* **Written exercise**
Omit every image, and transcribe the remaining entries exactly as given.

--------------------------------

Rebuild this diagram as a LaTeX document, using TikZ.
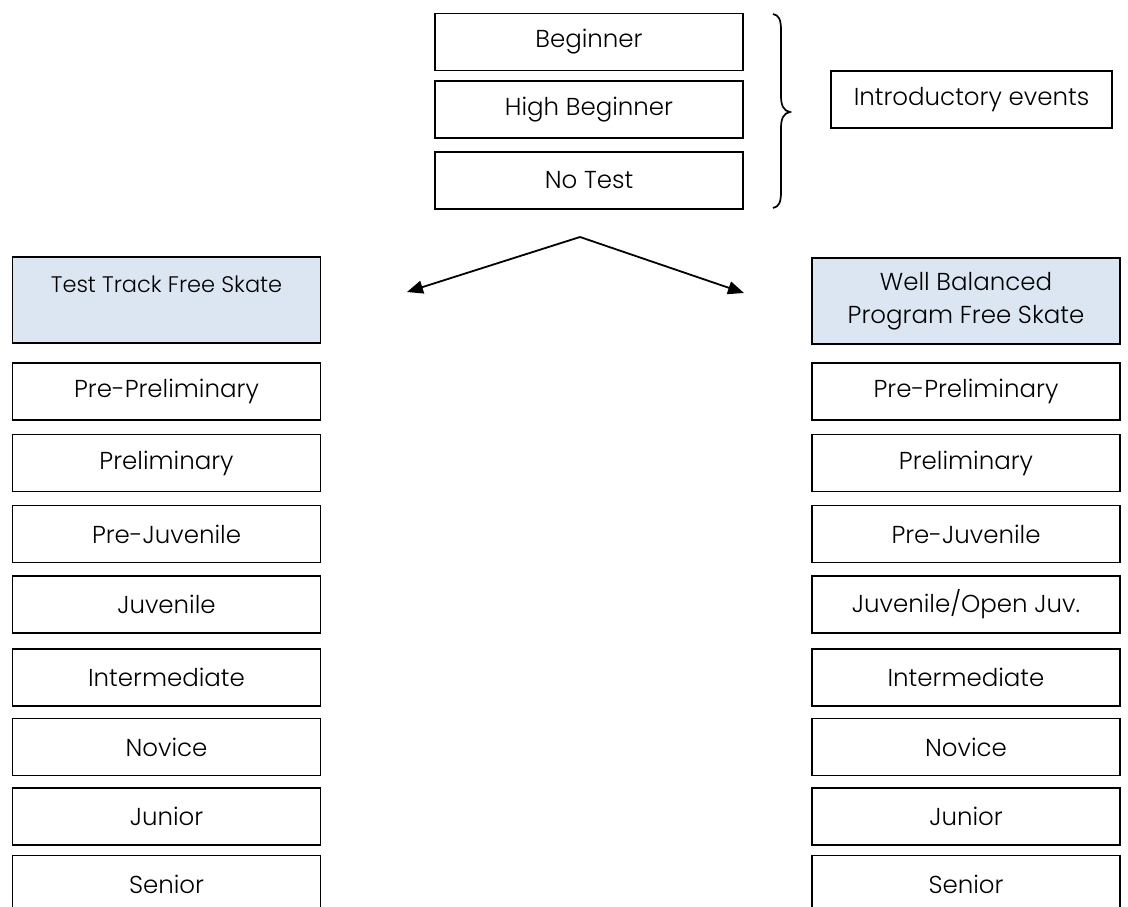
\documentclass[tikz,border=0pt]{standalone}
\usepackage{fontspec}
\setmainfont{Poppins}[UprightFont={* Light}]
\usetikzlibrary{arrows.meta}
\definecolor{hdrfill}{HTML}{DCE6F2}
\tikzset{
  box/.style={draw=black, line width=1.6pt, minimum width=308pt, minimum height=57pt, inner sep=0pt, font=\fontsize{24.5}{29}\selectfont},
  hdr/.style={box, fill=hdrfill, minimum height=86pt},
  arr/.style={line width=1.8pt, -{Triangle[length=16pt,width=13pt]}}
}
\begin{document}
\begin{tikzpicture}[x=1pt,y=-1pt]
\clip (0,0) rectangle (1128,907);
\useasboundingbox (0,0) rectangle (1128,907);
% introductory
\node[box] (beg) at (589,42) {Beginner};
\node[box] (hbeg) at (589,109.5) {High Beginner};
\node[box] (nt) at (589,180.5) {No Test};
\node[box, minimum width=281pt] (intro) at (971.5,99.5) {Introductory events};
\draw[line width=1.7pt] (773,14) .. controls (779,15) and (781,20) .. (781,30)
  -- (781,96) .. controls (781,106) and (784,111) .. (790,112)
  .. controls (784,113) and (781,118) .. (781,128)
  -- (781,192) .. controls (781,202) and (779,207) .. (773,208);
% arrows
\coordinate (apex) at (580,237);
\coordinate (lt) at (407,292);
\coordinate (rt) at (744,293);
\draw[arr] (apex) -- (lt);
\draw[arr] (apex) -- (rt);
% headers
\node[hdr] (ttfs) at (166.5,300) {};
\node[font=\fontsize{22.5}{27}\selectfont, anchor=center] (ttfst) at (166.5,284) {Test Track Free Skate};
\node[hdr, align=center, font=\fontsize{24.5}{33}\selectfont] (wbp) at (966,301) {Well Balanced\\Program Free Skate};
% left column
\node[box] (l1) at (166.5,391.5) {Pre-Preliminary};
\node[box] (l2) at (166.5,463) {Preliminary};
\node[box] (l3) at (166.5,534) {Pre-Juvenile};
\node[box] (l4) at (166.5,604.5) {Juvenile};
\node[box] (l5) at (166.5,677.5) {Intermediate};
\node[box] (l6) at (166.5,747) {Novice};
\node[box] (l7) at (166.5,816.5) {Junior};
\node[box] (l8) at (166.5,884) {Senior};
% right column
\node[box] (r1) at (966,391.5) {Pre-Preliminary};
\node[box] (r2) at (966,463) {Preliminary};
\node[box] (r3) at (966,534) {Pre-Juvenile};
\node[box] (r4) at (966,604.5) {Juvenile/Open Juv.};
\node[box] (r5) at (966,677.5) {Intermediate};
\node[box] (r6) at (966,747) {Novice};
\node[box] (r7) at (966,816.5) {Junior};
\node[box] (r8) at (966,884) {Senior};
\end{tikzpicture}
\end{document}
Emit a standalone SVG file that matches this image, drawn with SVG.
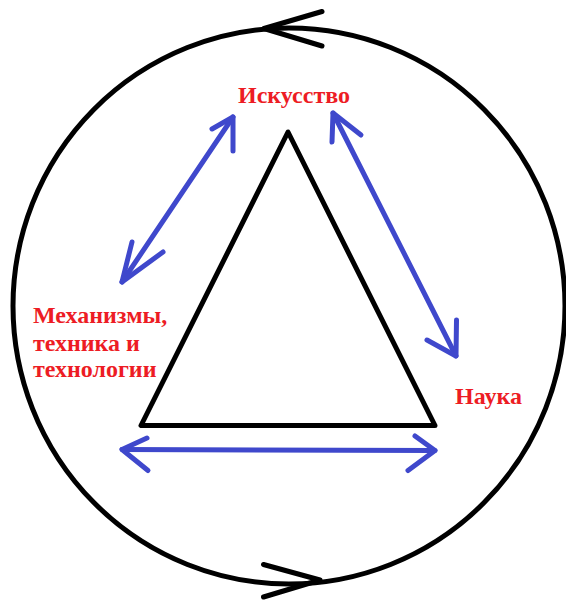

--------------------------------

* **Exercise output**
Rebuild this diagram as a LaTeX document, using TikZ.
\documentclass[tikz,border=0pt]{standalone}
\usepackage{fontspec}
\setmainfont{Poppins}[UprightFont={* Light}]
\usetikzlibrary{arrows.meta}
\definecolor{hdrfill}{HTML}{DCE6F2}
\tikzset{
  box/.style={draw=black, line width=1.6pt, minimum width=308pt, minimum height=57pt, inner sep=0pt, font=\fontsize{24.5}{29}\selectfont},
  hdr/.style={box, fill=hdrfill, minimum height=86pt},
  arr/.style={line width=1.8pt, -{Triangle[length=16pt,width=13pt]}}
}
\begin{document}
\begin{tikzpicture}[x=1pt,y=-1pt]
\clip (0,0) rectangle (1128,907);
\useasboundingbox (0,0) rectangle (1128,907);
% introductory
\node[box] (beg) at (589,42) {Beginner};
\node[box] (hbeg) at (589,109.5) {High Beginner};
\node[box] (nt) at (589,180.5) {No Test};
\node[box, minimum width=281pt] (intro) at (971.5,99.5) {Introductory events};
\draw[line width=1.7pt] (773,14) .. controls (779,15) and (781,20) .. (781,30)
  -- (781,96) .. controls (781,106) and (784,111) .. (790,112)
  .. controls (784,113) and (781,118) .. (781,128)
  -- (781,192) .. controls (781,202) and (779,207) .. (773,208);
% arrows
\coordinate (apex) at (580,237);
\coordinate (lt) at (407,292);
\coordinate (rt) at (744,293);
\draw[arr] (apex) -- (lt);
\draw[arr] (apex) -- (rt);
% headers
\node[hdr] (ttfs) at (166.5,300) {};
\node[font=\fontsize{22.5}{27}\selectfont, anchor=center] (ttfst) at (166.5,284) {Test Track Free Skate};
\node[hdr, align=center, font=\fontsize{24.5}{33}\selectfont] (wbp) at (966,301) {Well Balanced\\Program Free Skate};
% left column
\node[box] (l1) at (166.5,391.5) {Pre-Preliminary};
\node[box] (l2) at (166.5,463) {Preliminary};
\node[box] (l3) at (166.5,534) {Pre-Juvenile};
\node[box] (l4) at (166.5,604.5) {Juvenile};
\node[box] (l5) at (166.5,677.5) {Intermediate};
\node[box] (l6) at (166.5,747) {Novice};
\node[box] (l7) at (166.5,816.5) {Junior};
\node[box] (l8) at (166.5,884) {Senior};
% right column
\node[box] (r1) at (966,391.5) {Pre-Preliminary};
\node[box] (r2) at (966,463) {Preliminary};
\node[box] (r3) at (966,534) {Pre-Juvenile};
\node[box] (r4) at (966,604.5) {Juvenile/Open Juv.};
\node[box] (r5) at (966,677.5) {Intermediate};
\node[box] (r6) at (966,747) {Novice};
\node[box] (r7) at (966,816.5) {Junior};
\node[box] (r8) at (966,884) {Senior};
\end{tikzpicture}
\end{document}
Emit a standalone SVG file that matches this image, drawn with SVG.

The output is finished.